Berkaca pada tren perubahan status skrap dari limbah menjadi bahan baku daur ulang atau produk yang telah diadopsi secara internasional, IISIA berharap pemerintah mempertimbangkan untuk menetapkan kebijakan yang lebih memberikan kemudahan bagi industri baja nasional untuk mendapatkan bahan baku skrap. Pada saat ini, industri baja nasional masih memiliki kendala khususnya terkait ketentuan tidak terdapatnya toleransi kandungan material ikutan (impuritas) dalam Surat Keputusan Bersama 3 Menteri (Perindustrian, Perdagangan dan KLH) dan Kapolri tentang Pelaksanaan Impor Limbah Non-B3. Hal ini dapat diartikan bahwa impuritas skrap baja harus 0%, yang tentu saja sangat sulit dipenuhi dan membuat harga skrap menjadi lebih mahal. Di sisi lain, Uni Eropa menetapkan persyaratan impuritas maksimal sebesar 2% (EU/333/2011), Vietnam menetapkan batas kandungan impuritas maksimal 5% (Vietnam Ministry of National Resources and Environment, No. 01/2013/TT-BTNMT), Tiongkok menetapkan batas impuritas sebesar maksimal 2% (National Standard of The People’s Republic of China, GB No.16487, 1 – 2005), dan beberapa negara lainnya juga menggunakan standar yang hampir serupa. Dengan demikian, produsen baja di negara-negara ini akan lebih mudah mendapatkan skrap baja dengan harga lebih murah sehingga lebih kompetitif dibandingkan produsen baja di Indonesia. Rencana adopsi ketentuan skrap baja menjadi bahan baku daur ulang atau produk (bukan limbah) akan semakin memberikan daya saing terhadap produsen baja di negara-negara tersebut dan akan semakin mengakibatkan industri baja nasional mengalami ketertinggalan daya saing.

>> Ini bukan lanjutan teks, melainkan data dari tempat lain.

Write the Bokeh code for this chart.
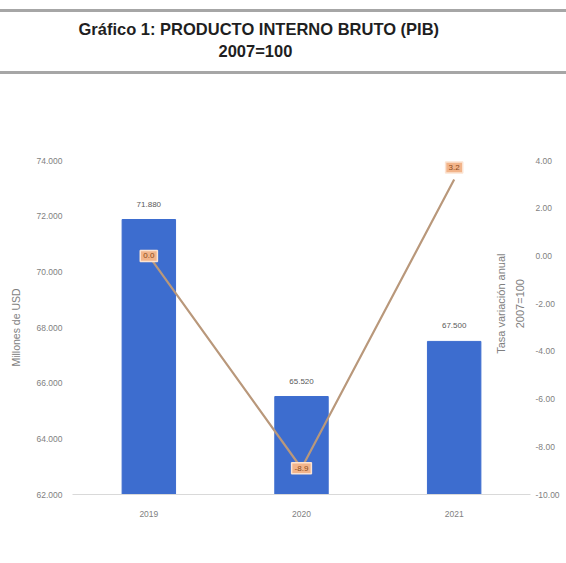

IISIA berharap persyaratan terkait kandungan impuritas skrap dapat ditinjau kembali dan ditetapkan sesuai standar internasional dan selanjutnya juga dapat dilakukan penetapan skrap bukan lagi limbah namun produk atau bahan baku daur ulang (B2DU) bagi industri baja nasional sebagaimana telah ditetapkan dalam Peraturan Menteri Perindustrian No.61/M-IND/PER/7/2014 tentang Bahan Baku Daur Ulang (B2DU) untuk Industri Peleburan Besi dan Baja. Perubahan persyaratan skrap baja dan penetapan sebagai material bahan baku daur ulang diharapkan akan memberikan dukungan terhadap daya saing bagi industri besi dan baja nasional.